In adulthood, I made my living as a lawyer. I had an image to maintain. I wore expensive ties and drove a BMW. There were out-of-town trials that left me alone and exhausted in unfamiliar towns. If business required that I eat with clients or other lawyers, my assistant would have made reservations at a quaint bistro with the perfect mix of local color and high-end food. But sometimes there was no one to impress. I was just alone and tired. On those trips, I’d leave the courthouse and go directly to Taco Bell where I’d eat at one of the tables in my thousand dollar court suit. Unwrapping my taco supreme — made supreme by a dollop of sour cream — the case and the suit and the lawyers vanished. I was sixteen again, and happy.

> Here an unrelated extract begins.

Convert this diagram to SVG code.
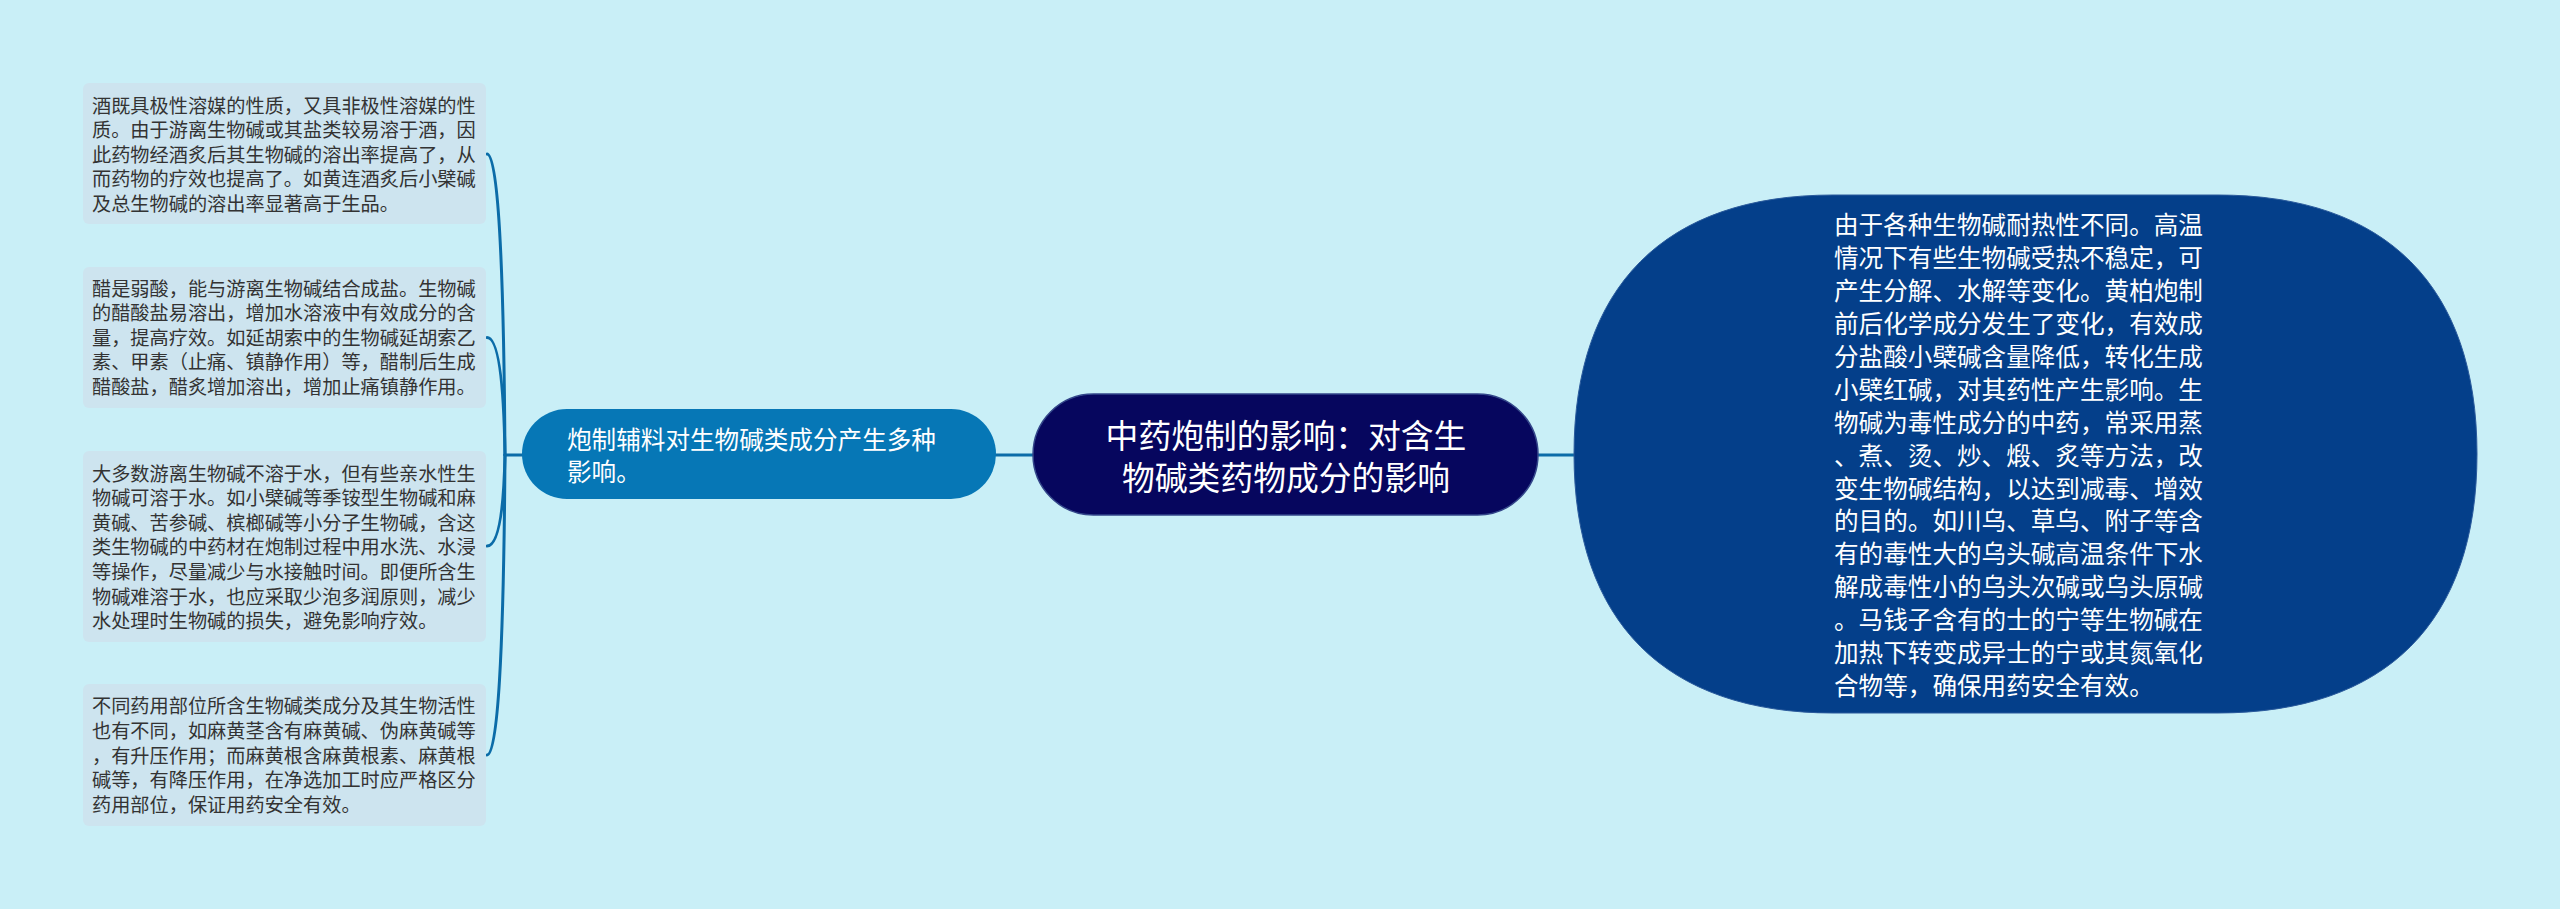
<svg xmlns="http://www.w3.org/2000/svg" width="2560" height="909" viewBox="0 0 2560 909">
<style>
.bg{fill:#c9eff7}
.box{fill:#cde4ef}
.bt{font-family:"Noto Sans CJK SC","Noto Sans",sans-serif;font-size:19.2px;fill:#333333}
.wt{font-family:"Noto Sans CJK SC","Noto Sans",sans-serif;fill:#ffffff}
.con{fill:none;stroke:#0b6ca8;stroke-width:3;stroke-linecap:round}
</style>
<rect class="bg" x="0" y="0" width="2560" height="909"/>
<g id="connectors">
<path class="con" d="M 996 455 H 1033"/>
<path class="con" d="M 1538 455 H 1574"/>
<path class="con" d="M 522 455 H 505"/>
<path class="con" d="M 505 455 Q 503 154 487 154"/>
<path class="con" d="M 505 455 Q 503 337.5 487 337.5"/>
<path class="con" d="M 505 455 Q 503 546 487 546"/>
<path class="con" d="M 505 455 Q 503 755 487 755"/>
</g>
<g id="node-box1">
<rect class="box" x="83" y="83" width="403" height="141" rx="6"/>
<text class="bt" x="92" y="112.6"><tspan x="92">酒既具极性溶媒的性质，又具非极性溶媒的性</tspan><tspan x="92" dy="24.6">质。由于游离生物碱或其盐类较易溶于酒，因</tspan><tspan x="92" dy="24.6">此药物经酒炙后其生物碱的溶出率提高了，从</tspan><tspan x="92" dy="24.6">而药物的疗效也提高了。如黄连酒炙后小檗碱</tspan><tspan x="92" dy="24.6">及总生物碱的溶出率显著高于生品。</tspan></text>
</g>
<g id="node-box2">
<rect class="box" x="83" y="267" width="403" height="141" rx="6"/>
<text class="bt" x="92" y="295.6"><tspan x="92">醋是弱酸，能与游离生物碱结合成盐。生物碱</tspan><tspan x="92" dy="24.6">的醋酸盐易溶出，增加水溶液中有效成分的含</tspan><tspan x="92" dy="24.6">量，提高疗效。如延胡索中的生物碱延胡索乙</tspan><tspan x="92" dy="24.6">素、甲素（止痛、镇静作用）等，醋制后生成</tspan><tspan x="92" dy="24.6">醋酸盐，醋炙增加溶出，增加止痛镇静作用。</tspan></text>
</g>
<g id="node-box3">
<rect class="box" x="83" y="451" width="403" height="191" rx="6"/>
<text class="bt" x="92" y="480.6"><tspan x="92">大多数游离生物碱不溶于水，但有些亲水性生</tspan><tspan x="92" dy="24.6">物碱可溶于水。如小檗碱等季铵型生物碱和麻</tspan><tspan x="92" dy="24.6">黄碱、苦参碱、槟榔碱等小分子生物碱，含这</tspan><tspan x="92" dy="24.6">类生物碱的中药材在炮制过程中用水洗、水浸</tspan><tspan x="92" dy="24.6">等操作，尽量减少与水接触时间。即便所含生</tspan><tspan x="92" dy="24.6">物碱难溶于水，也应采取少泡多润原则，减少</tspan><tspan x="92" dy="24.6">水处理时生物碱的损失，避免影响疗效。</tspan></text>
</g>
<g id="node-box4">
<rect class="box" x="83" y="684" width="403" height="142" rx="6"/>
<text class="bt" x="92" y="713.3"><tspan x="92">不同药用部位所含生物碱类成分及其生物活性</tspan><tspan x="92" dy="24.6">也有不同，如麻黄茎含有麻黄碱、伪麻黄碱等</tspan><tspan x="92" dy="24.6">，有升压作用；而麻黄根含麻黄根素、麻黄根</tspan><tspan x="92" dy="24.6">碱等，有降压作用，在净选加工时应严格区分</tspan><tspan x="92" dy="24.6">药用部位，保证用药安全有效。</tspan></text>
</g>
<g id="node-fuliao">
<rect x="522" y="409" width="474" height="90" rx="45" fill="#0677b6"/>
<text class="wt" font-size="24.6" x="567" y="449.3"><tspan x="567">炮制辅料对生物碱类成分产生多种</tspan><tspan x="567" dy="32">影响。</tspan></text>
</g>
<g id="node-center">
<rect x="1033" y="394" width="505" height="121" rx="60.5" fill="#06065e" stroke="#33468a" stroke-width="1.5"/>
<text class="wt" font-size="32.8" text-anchor="middle" x="1286" y="447.5"><tspan x="1286">中药炮制的影响：对含生</tspan><tspan x="1286" dy="42">物碱类药物成分的影响</tspan></text>
</g>
<g id="node-heat">
<path d="M 1833 195 H 2218 C 2386 195 2477 286 2477 454 C 2477 622 2386 713 2218 713 H 1833 C 1665 713 1574 622 1574 454 C 1574 286 1665 195 1833 195 Z" fill="#043f8a" stroke="#2a5a9c" stroke-width="1"/>
<text class="wt" font-size="24.6" x="1834" y="234.3"><tspan x="1834">由于各种生物碱耐热性不同。高温</tspan><tspan x="1834" dy="32.9">情况下有些生物碱受热不稳定，可</tspan><tspan x="1834" dy="32.9">产生分解、水解等变化。黄柏炮制</tspan><tspan x="1834" dy="32.9">前后化学成分发生了变化，有效成</tspan><tspan x="1834" dy="32.9">分盐酸小檗碱含量降低，转化生成</tspan><tspan x="1834" dy="32.9">小檗红碱，对其药性产生影响。生</tspan><tspan x="1834" dy="32.9">物碱为毒性成分的中药，常采用蒸</tspan><tspan x="1834" dy="32.9">、煮、烫、炒、煅、炙等方法，改</tspan><tspan x="1834" dy="32.9">变生物碱结构，以达到减毒、增效</tspan><tspan x="1834" dy="32.9">的目的。如川乌、草乌、附子等含</tspan><tspan x="1834" dy="32.9">有的毒性大的乌头碱高温条件下水</tspan><tspan x="1834" dy="32.9">解成毒性小的乌头次碱或乌头原碱</tspan><tspan x="1834" dy="32.9">。马钱子含有的士的宁等生物碱在</tspan><tspan x="1834" dy="32.9">加热下转变成异士的宁或其氮氧化</tspan><tspan x="1834" dy="32.9">合物等，确保用药安全有效。</tspan></text>
</g>
</svg>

I am retired now. My court suits hang in the closet unused.
I last went to Taco Bell in 2023 on Martin Luther King’s birthday. Schools were closed, so the teenagers who ordinarily haunted the place at lunch were home. I ordered my two crunchy taco supremes. As I looked around the small dining area for a seat, I noticed there were no young people. Everyone was my age or older. Some were couples, married couples, eating their small lunches in silence. Most were men. Old men. Like me. Eating alone.
For decades, I have been ashamed of my trips to Taco Bell. If I spoke of them at all, I made fun of them, self-deprecatingly treating them as an old-man’s eccentricity. On my recent trip, however, I saw that although I may eat alone, I am not alone. Each of the other old men in that dining area got there by his own route, on roads different from mine, but whatever our stories, we all ended up in the same place. Eating together.
As I open my tacos and squirt the sauce on my food from the little packet just the way I like it, I feel the familiar sense of ease and comfort wash over me. My trips to Taco Bell were always good, but realizing I’m not the only one, makes them even better.